# Spices



## Ben Brewcat (Oct 27, 2004)

Hmmm... I've never used juniper myself, but I think you're on the right track. Are yours fresh, dried from a source, where'd they come from? Wash them gently and then maybe bruise with pestle or rolling pin. The thing with spices like juniper (an many others) is they have a very narrow window of balanced flavor. That is, a little too much and WOW do you have too much. Juniper would be a great candidate for tinctures for this reason .

That said, as a total shot in the dark (wait to see if anyone chimes in with experiential comments!) I'd try a half-cup for starters and taste after a few days for caution, then each week or so thereafter. If it's not accumulating the character quickly enough, add as many more as you think will get you up to speed. The berries will vary a lot in flavor power depending on lots of factors, so take measurements with a grain of salt and experiment.


----------



## Swobee (May 18, 2007)

Thanks, Ben. I haven't ordered any Juniper Berries just yet, but have some vanilla beans and other spices to try out. I have to admit, Redstone's meads were the best tasting I've tried. We bought the juniper berry to keep for our anniversary. It was amazing (both the anniversary and their mead). Now, I would just like to get some or any of my batches to be as good as theirs! 

My wife is very happy with the most recent batches I've bottled. Our Plum and Sack all received good accolades at the Christmas parties we attended this past weekend. We shared with some friends and co-workers and either they were being nice or they liked them as much as we do! I had a hard time getting anyone to try the tomato mead. It's far better than it sounds... doesn't taste like tomatoes any more than a good regular wine tastes like grape juice. I do need to back sweeten it some, as it's a little dry for our taste buds.

Time to take this meading up to a higher level now. I think a tincture is just the ticket - thanks again.


----------



## nursebee (Sep 29, 2003)

You have satisfied the only person it matters to in my opinion so keep doing what you are doing, you are your own expert!

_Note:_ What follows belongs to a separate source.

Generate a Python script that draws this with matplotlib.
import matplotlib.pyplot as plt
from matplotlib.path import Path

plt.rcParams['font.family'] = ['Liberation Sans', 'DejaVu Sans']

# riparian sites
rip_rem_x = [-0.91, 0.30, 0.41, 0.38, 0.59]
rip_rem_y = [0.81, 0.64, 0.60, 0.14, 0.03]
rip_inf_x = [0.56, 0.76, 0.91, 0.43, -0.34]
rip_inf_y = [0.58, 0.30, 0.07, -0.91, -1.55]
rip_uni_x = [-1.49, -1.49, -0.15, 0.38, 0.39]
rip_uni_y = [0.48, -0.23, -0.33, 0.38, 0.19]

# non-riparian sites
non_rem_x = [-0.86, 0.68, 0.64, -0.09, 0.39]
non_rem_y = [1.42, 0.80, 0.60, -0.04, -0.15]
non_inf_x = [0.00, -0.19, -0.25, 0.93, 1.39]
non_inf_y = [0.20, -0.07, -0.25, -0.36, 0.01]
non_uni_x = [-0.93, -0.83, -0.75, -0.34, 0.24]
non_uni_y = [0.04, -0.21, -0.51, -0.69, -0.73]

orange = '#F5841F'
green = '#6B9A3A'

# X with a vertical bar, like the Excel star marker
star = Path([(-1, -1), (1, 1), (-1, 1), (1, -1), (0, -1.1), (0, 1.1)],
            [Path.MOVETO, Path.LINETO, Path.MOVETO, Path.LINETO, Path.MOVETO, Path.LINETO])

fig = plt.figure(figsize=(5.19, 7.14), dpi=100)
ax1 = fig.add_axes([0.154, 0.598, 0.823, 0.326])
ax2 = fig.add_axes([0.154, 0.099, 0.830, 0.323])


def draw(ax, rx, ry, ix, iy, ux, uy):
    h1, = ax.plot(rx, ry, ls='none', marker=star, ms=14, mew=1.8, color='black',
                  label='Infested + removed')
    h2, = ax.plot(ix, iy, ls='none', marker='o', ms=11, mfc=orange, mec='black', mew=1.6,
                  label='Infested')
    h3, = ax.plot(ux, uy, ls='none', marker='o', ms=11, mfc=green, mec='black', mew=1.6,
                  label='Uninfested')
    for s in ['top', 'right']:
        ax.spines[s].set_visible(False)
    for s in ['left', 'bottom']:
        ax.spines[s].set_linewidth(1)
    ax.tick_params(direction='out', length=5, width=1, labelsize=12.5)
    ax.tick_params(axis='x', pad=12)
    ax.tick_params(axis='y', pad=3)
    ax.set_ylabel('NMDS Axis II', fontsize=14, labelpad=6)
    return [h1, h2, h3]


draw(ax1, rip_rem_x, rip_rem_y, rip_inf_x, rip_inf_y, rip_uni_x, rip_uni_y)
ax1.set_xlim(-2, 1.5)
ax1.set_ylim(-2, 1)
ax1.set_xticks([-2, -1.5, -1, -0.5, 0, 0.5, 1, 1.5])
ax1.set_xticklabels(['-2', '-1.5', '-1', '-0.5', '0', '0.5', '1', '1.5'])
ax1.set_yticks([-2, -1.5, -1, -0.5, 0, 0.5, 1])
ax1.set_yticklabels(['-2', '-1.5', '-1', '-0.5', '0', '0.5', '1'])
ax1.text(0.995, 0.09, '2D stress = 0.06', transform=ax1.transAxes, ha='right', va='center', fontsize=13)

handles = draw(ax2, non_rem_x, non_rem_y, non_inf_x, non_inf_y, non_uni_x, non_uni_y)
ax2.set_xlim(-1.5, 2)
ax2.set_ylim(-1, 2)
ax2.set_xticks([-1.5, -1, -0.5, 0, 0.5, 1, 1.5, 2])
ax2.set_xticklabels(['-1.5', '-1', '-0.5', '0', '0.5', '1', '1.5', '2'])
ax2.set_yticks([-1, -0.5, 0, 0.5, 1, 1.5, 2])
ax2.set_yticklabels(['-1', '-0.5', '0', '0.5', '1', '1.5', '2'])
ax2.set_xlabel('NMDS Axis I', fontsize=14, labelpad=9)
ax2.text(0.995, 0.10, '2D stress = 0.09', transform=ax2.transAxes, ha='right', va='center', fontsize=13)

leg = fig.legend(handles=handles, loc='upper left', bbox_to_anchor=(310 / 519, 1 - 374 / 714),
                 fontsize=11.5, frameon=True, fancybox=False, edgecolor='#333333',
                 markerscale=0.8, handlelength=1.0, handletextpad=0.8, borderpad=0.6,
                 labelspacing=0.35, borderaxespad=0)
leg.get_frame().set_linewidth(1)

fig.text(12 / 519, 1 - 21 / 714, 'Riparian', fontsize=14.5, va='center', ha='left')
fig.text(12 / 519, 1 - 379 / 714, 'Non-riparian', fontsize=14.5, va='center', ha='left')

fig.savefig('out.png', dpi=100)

I do not know Ben's ideas on tinctures but have some of my own and my wife's ideas on spices. First off, get quality and fresh. We prefer Penzeys, a real treat of a store if you have one near you. They just taste different. Secondly, I have read and noted that flavors of any kind added at the start of what is for me a long fermentation tend to be weaker with time. For this reason, if looking for a flavor to come through well one has to add more of the flavor as the process goes along. I've added at primary, secondary, and bottling with fingers crossed to get good flavors. I suspect this is where a tincture would go nice to add the flavors without the floaters or sediment.

Beers have hops added at various stages that come through in varying degrees for base flavor, then later additions add more for aromas, I think of meads as similar.

Wassail!


----------